C. Satapathy, Member (Technical)
1. The appellants manufacture Sanitary Napkins falling under sub-heading 4818.10/5601.10 which were liable to duty at the rate of 8% upto 29/02/2000. At the end of dated 29/02/2000, the appellants had stock of finished goods valued of Rs. 6,69,839/-. Sanitary Napkins were completely exempted from duty under Notification No. 7/2000 dtd. 01/03/2000. The stock of Sanitary Napkins lying in stock at the end of 29/02/2000 was cleared on or after 01/03/2000 without payment of duty claiming benefit of Notification No. 7/2000 dtd. 01/03/2000. The issue involved in this appeal relates to demand of duty on such clearances. The Assistant Commissioner has confirmed a demand of Rs. 39,458/- on such clearances on the ground that these were liable to duty at the rate of 4.8% on a clearance value of Rs. 2,13,244/- and at the rate of 6.4% on the subsequent clearance value of Rs. 4,56,595/- being the rates prevailing at the time these goods were manufactured in terms of Notification No. 9/99-CE dtd. 28/02/1999.

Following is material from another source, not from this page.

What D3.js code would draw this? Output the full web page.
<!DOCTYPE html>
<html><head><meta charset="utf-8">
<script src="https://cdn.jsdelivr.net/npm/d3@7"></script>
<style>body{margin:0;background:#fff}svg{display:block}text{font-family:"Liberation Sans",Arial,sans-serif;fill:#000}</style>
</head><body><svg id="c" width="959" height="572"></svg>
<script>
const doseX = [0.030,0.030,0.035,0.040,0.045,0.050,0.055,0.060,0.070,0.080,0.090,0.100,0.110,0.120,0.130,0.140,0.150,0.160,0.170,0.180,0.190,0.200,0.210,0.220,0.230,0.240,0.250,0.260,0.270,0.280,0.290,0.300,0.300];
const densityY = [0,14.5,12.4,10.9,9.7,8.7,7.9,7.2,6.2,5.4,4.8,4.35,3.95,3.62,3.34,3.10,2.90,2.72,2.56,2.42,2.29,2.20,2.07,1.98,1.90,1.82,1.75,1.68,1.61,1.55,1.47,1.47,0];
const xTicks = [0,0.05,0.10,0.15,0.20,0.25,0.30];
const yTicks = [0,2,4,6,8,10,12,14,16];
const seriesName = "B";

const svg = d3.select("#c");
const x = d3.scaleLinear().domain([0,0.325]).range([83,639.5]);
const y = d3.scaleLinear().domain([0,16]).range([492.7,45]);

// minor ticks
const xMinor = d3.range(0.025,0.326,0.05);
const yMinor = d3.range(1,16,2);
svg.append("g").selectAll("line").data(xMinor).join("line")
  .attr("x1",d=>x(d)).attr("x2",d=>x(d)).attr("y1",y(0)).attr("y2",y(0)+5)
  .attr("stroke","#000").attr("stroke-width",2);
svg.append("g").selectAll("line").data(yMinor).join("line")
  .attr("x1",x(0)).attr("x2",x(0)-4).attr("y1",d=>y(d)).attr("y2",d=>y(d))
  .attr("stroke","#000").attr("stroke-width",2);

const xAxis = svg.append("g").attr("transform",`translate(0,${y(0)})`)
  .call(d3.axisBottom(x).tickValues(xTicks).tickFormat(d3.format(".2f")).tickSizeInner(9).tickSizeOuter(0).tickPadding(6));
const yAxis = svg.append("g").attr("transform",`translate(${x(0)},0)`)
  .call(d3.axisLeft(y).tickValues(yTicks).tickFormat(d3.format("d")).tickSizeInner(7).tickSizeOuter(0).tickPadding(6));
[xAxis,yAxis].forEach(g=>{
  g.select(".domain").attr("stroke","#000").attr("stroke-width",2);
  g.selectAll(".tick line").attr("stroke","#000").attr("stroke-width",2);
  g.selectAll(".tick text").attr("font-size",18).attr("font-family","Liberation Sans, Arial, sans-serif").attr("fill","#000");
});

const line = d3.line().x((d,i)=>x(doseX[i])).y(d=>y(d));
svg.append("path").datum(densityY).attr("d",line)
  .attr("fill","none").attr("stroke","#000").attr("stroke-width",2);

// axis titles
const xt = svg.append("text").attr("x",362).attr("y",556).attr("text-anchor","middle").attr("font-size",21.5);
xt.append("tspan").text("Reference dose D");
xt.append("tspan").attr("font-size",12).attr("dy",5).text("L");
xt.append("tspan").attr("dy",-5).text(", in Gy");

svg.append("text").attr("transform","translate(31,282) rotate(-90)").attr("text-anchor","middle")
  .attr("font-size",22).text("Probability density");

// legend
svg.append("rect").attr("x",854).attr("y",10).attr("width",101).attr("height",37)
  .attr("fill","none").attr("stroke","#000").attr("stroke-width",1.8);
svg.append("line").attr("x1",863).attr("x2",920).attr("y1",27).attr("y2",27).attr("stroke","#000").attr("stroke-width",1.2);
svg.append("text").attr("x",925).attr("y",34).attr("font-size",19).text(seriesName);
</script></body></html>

2. The Commissioner (Appeals) has upheld the order of the Assistant Commissioner but curiously states that the issue before him is whether modvat credit on inputs used in the manufacture of final product cleared at nil rate of duty is admissible or not. He refers to the Allahabad High Court decision in the case of Super Cassette Industries Ltd. v. C.C.E. - 1997 (94) E.L.T. 302 (All. H.C.) which is on the subject of duty credit on inputs used in exempted products.
3. We fail to understand when the original Adjudicating authority deals with the issue of dutiability of the finished goods, how the Commissioner (Appeals) deals with totally different issue of admissibility of input duty credit and yet upholds the order passed by the original Adjudicating authority. We, therefore, proceed to decide on the ground on which the original Adjudicating authority has confirmed the demand.

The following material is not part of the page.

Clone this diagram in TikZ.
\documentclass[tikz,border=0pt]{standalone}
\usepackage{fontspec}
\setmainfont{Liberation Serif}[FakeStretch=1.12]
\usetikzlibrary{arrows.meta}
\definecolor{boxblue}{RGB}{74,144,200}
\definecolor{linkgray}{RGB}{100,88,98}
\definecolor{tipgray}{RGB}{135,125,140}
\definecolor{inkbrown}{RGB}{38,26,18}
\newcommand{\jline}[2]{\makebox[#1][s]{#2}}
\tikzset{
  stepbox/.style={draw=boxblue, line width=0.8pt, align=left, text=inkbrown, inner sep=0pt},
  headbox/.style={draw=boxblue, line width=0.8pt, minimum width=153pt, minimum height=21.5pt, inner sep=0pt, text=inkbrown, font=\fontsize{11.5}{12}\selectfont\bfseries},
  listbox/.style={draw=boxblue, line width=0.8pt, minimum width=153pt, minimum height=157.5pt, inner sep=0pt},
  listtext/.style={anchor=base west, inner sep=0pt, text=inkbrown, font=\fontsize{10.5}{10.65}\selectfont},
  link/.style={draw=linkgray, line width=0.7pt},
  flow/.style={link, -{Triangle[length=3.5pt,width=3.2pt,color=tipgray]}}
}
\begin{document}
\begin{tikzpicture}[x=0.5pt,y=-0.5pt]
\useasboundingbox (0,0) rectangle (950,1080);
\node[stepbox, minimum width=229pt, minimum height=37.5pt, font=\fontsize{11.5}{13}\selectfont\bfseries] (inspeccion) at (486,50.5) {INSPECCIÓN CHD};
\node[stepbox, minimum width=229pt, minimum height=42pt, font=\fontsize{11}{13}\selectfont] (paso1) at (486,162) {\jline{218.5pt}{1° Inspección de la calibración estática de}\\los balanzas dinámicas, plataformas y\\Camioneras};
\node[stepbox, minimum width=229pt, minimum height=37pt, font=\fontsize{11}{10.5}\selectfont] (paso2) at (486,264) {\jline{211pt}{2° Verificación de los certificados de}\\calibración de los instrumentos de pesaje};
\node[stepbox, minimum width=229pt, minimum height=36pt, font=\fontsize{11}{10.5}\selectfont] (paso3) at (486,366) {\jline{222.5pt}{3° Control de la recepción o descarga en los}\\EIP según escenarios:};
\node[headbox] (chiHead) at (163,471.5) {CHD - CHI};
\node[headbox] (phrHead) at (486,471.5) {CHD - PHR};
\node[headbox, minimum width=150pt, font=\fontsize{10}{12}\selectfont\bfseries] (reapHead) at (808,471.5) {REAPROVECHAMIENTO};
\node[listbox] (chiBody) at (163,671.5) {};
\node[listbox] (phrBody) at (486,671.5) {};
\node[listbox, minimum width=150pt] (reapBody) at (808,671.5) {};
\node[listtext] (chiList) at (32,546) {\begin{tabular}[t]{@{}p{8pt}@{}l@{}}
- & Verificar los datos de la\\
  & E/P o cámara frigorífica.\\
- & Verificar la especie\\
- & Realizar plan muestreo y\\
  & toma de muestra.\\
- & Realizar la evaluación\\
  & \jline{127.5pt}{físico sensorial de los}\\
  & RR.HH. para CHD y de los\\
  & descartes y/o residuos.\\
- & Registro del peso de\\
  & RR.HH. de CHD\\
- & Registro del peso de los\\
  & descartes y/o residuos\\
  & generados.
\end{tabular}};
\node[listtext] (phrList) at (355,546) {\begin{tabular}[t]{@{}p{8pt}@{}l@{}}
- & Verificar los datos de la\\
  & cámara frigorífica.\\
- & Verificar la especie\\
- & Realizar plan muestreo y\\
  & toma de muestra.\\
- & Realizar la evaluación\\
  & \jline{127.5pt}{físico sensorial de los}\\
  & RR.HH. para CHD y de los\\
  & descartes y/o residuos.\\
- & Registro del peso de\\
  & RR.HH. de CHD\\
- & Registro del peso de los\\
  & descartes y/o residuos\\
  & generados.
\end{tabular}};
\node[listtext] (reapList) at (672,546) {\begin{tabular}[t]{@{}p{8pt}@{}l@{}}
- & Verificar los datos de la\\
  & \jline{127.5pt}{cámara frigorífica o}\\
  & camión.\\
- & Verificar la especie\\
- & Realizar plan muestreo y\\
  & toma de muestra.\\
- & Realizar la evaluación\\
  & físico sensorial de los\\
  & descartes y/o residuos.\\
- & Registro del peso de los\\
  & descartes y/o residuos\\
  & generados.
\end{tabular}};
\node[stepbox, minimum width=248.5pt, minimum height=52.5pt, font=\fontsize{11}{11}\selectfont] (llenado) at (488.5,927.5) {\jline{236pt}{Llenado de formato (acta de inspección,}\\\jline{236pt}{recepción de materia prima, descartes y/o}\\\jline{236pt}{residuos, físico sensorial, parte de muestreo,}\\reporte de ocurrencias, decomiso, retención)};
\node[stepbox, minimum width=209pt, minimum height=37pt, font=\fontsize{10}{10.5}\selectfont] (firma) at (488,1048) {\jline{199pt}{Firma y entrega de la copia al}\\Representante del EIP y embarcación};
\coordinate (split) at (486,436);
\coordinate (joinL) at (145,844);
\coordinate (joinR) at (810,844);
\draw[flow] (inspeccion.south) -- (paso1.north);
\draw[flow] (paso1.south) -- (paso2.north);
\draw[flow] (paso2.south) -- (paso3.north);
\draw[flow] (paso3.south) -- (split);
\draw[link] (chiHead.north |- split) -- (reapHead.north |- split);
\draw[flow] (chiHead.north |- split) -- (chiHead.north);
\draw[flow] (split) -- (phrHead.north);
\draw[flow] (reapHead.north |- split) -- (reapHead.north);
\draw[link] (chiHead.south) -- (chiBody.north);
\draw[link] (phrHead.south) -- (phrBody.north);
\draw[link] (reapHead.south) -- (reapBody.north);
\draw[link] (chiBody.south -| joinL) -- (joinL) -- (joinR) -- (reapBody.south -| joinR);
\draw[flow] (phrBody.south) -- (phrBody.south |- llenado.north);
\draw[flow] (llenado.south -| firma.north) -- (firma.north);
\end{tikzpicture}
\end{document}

4. Shri T. Vishwanathan, learned Advocate for the appellants draws our attention to the decision of the Apex Court in the case of Wallace Flour Mills Company Ltd. v. C.C.E. - 1989 (44) E.L.T. 598 (S.C.) and states that the rate of duty as prevalent on the date of removal is applicable in terms of the said decision. He also draws our attention to Board's Circular No. 5/90-CX-1 dtd. 20/02/1990 which also refers to the decision of the Apex Court cited above and withdraws its earlier instructions of 1979 and 1983. The learned Advocate states that according to this circular of the Board, the duty is applicable as prevailing on the date of clearances which was nil in the instant case and therefore, the demand cannot be sustained.

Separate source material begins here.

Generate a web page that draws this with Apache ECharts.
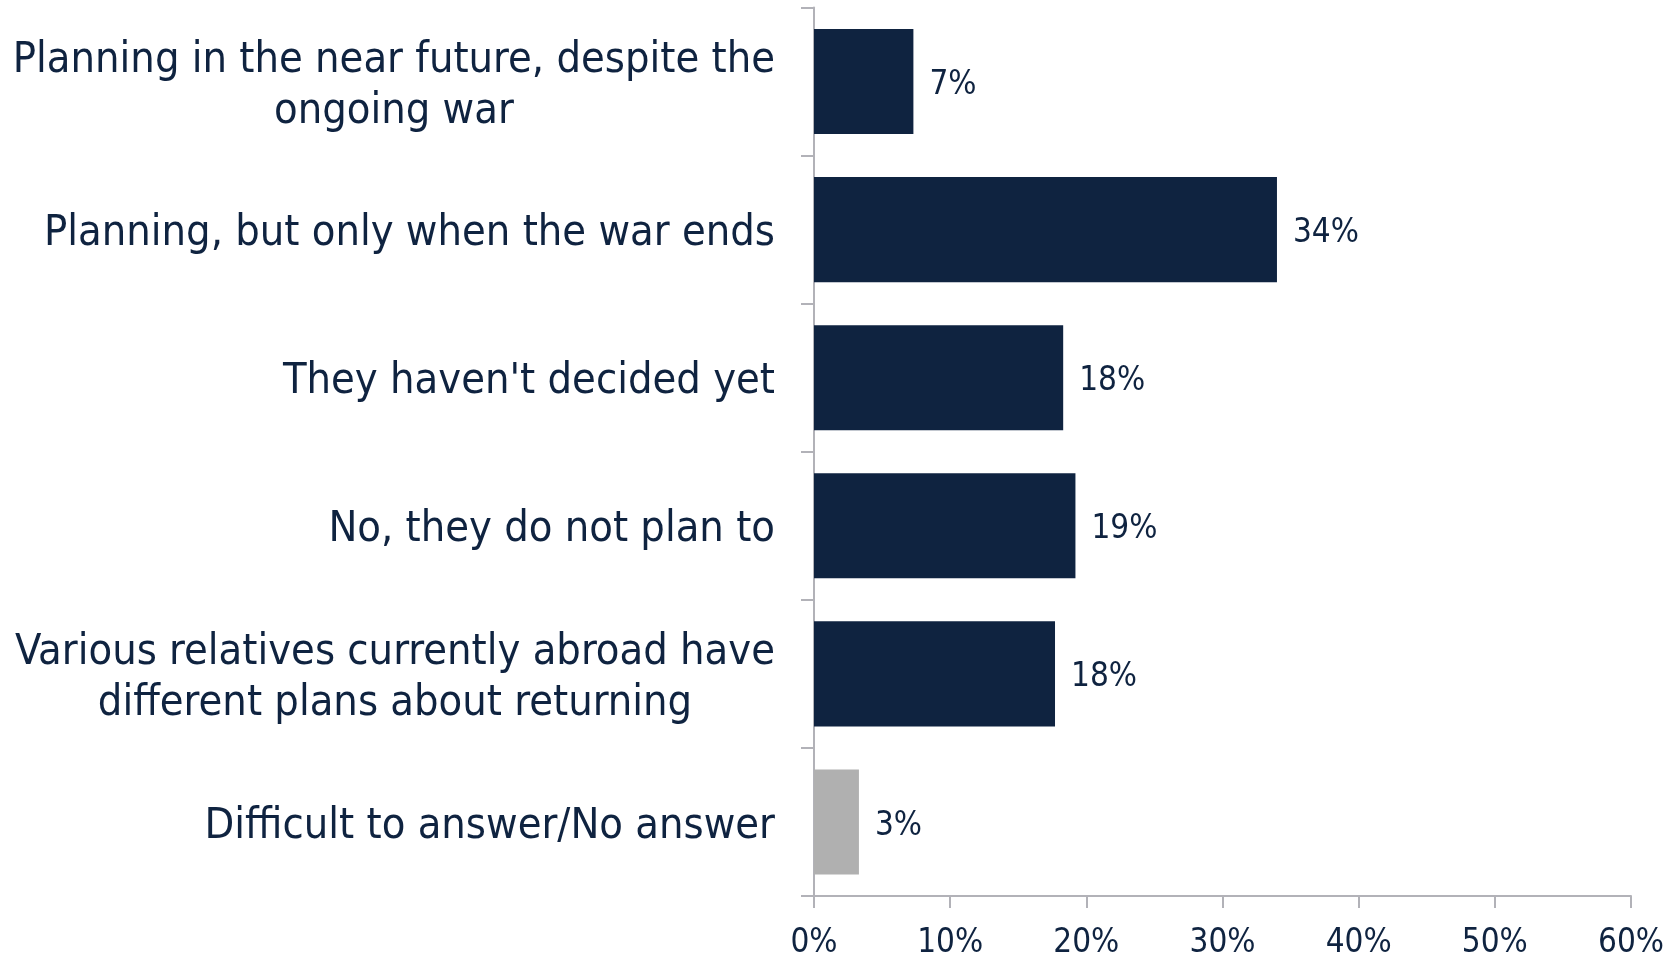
<!DOCTYPE html>
<html>
<head>
<meta charset="utf-8">
<script src="https://cdn.jsdelivr.net/npm/echarts@6/dist/echarts.min.js"></script>
<style>
  html, body { margin: 0; padding: 0; background: #fff; }
  #chart { width: 1680px; height: 961px; }
</style>
</head>
<body>
<div id="chart"></div>
<script>
const categories = [
  'Planning in the near future, despite the\nongoing war',
  'Planning, but only when the war ends',
  "They haven't decided yet",
  'No, they do not plan to',
  'Various relatives currently abroad have\ndifferent plans about returning',
  'Difficult to answer/No answer'
];
const values = [7.3, 34.0, 18.3, 19.2, 17.7, 3.3];
const labels = ['7%', '34%', '18%', '19%', '18%', '3%'];
const barColors = ['#0f2340', '#0f2340', '#0f2340', '#0f2340', '#0f2340', '#b0b0b0'];
const xTicks = [0, 10, 20, 30, 40, 50, 60];

const textColor = '#0f2340';
const axisColor = '#b2b2b8';
const font = '"DejaVu Sans Condensed", "DejaVu Sans", sans-serif';

const chart = echarts.init(document.getElementById('chart'));

chart.setOption({
  animation: false,
  grid: { left: 814, right: 49, top: 7.5, bottom: 65 },
  xAxis: {
    type: 'value',
    min: xTicks[0],
    max: xTicks[xTicks.length - 1],
    interval: 10,
    splitLine: { show: false },
    axisLine: { show: true, lineStyle: { color: axisColor, width: 2 } },
    axisTick: { show: true, length: 12, lineStyle: { color: axisColor, width: 2 } },
    axisLabel: {
      formatter: '{value}%',
      color: textColor,
      fontFamily: font,
      fontSize: 33,
      margin: 31
    }
  },
  yAxis: {
    type: 'category',
    inverse: true,
    data: categories,
    axisLine: { show: true, lineStyle: { color: axisColor, width: 2 } },
    axisTick: { show: true, length: 13, lineStyle: { color: axisColor, width: 2 } },
    axisLabel: {
      margin: 39,
      padding: [9, 0, 0, 0],
      formatter: function (v) {
        return v.split('\n').map(function (s) { return '{c|' + s + '}'; }).join('\n');
      },
      rich: {
        c: {
          color: textColor,
          fontFamily: font,
          fontSize: 43,
          lineHeight: 51,
          align: 'center'
        }
      }
    }
  },
  series: [{
    type: 'bar',
    barCategoryGap: '29%',
    data: values.map(function (v, i) {
      return { value: v, itemStyle: { color: barColors[i] } };
    }),
    label: {
      show: true,
      position: 'right',
      distance: 16,
      offset: [0, 4],
      color: textColor,
      fontFamily: font,
      fontSize: 33,
      formatter: function (p) { return labels[p.dataIndex]; }
    }
  }]
});
</script>
</body>
</html>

5. Shri. M.K. Gupta, learned Jt. C.D.R. appearing for the Department fairly states that the Show Cause Notice has been wrongly issued by applying the decision of the Apex Court in the case of CCE, Hyderabad v. Vazir Sultan Tobacco Ltd. - 1996 (83) E.L.T. 3 (S.C.) which related to lapse of levy of special excise duty.
6. After hearing rival submissions and perusal of case records, we find that the order passed by the Commissioner (Appeals) cannot be sustained as it deals with an entirely different issue and not the one dealt with by the Original Adjudicating authority. We also find that the impugned order in original passed by the Assistant Commissioner cannot be sustained in view of the Apex Court decision in the case of Wallace Flour Mills Company Ltd. as well as Board's specific instructions dtd. 20/02/1990 requiring duty to be charged at the rate prevailing on the date of removal. In the instant case, on the date of removal the goods were chargeable to nil duty and hence the question of demanding duty on the same does not arise.
7. Accordingly, the impugned orders passed by the lower authorities are set aside and appeal is allowed. The stay application also stands disposed off.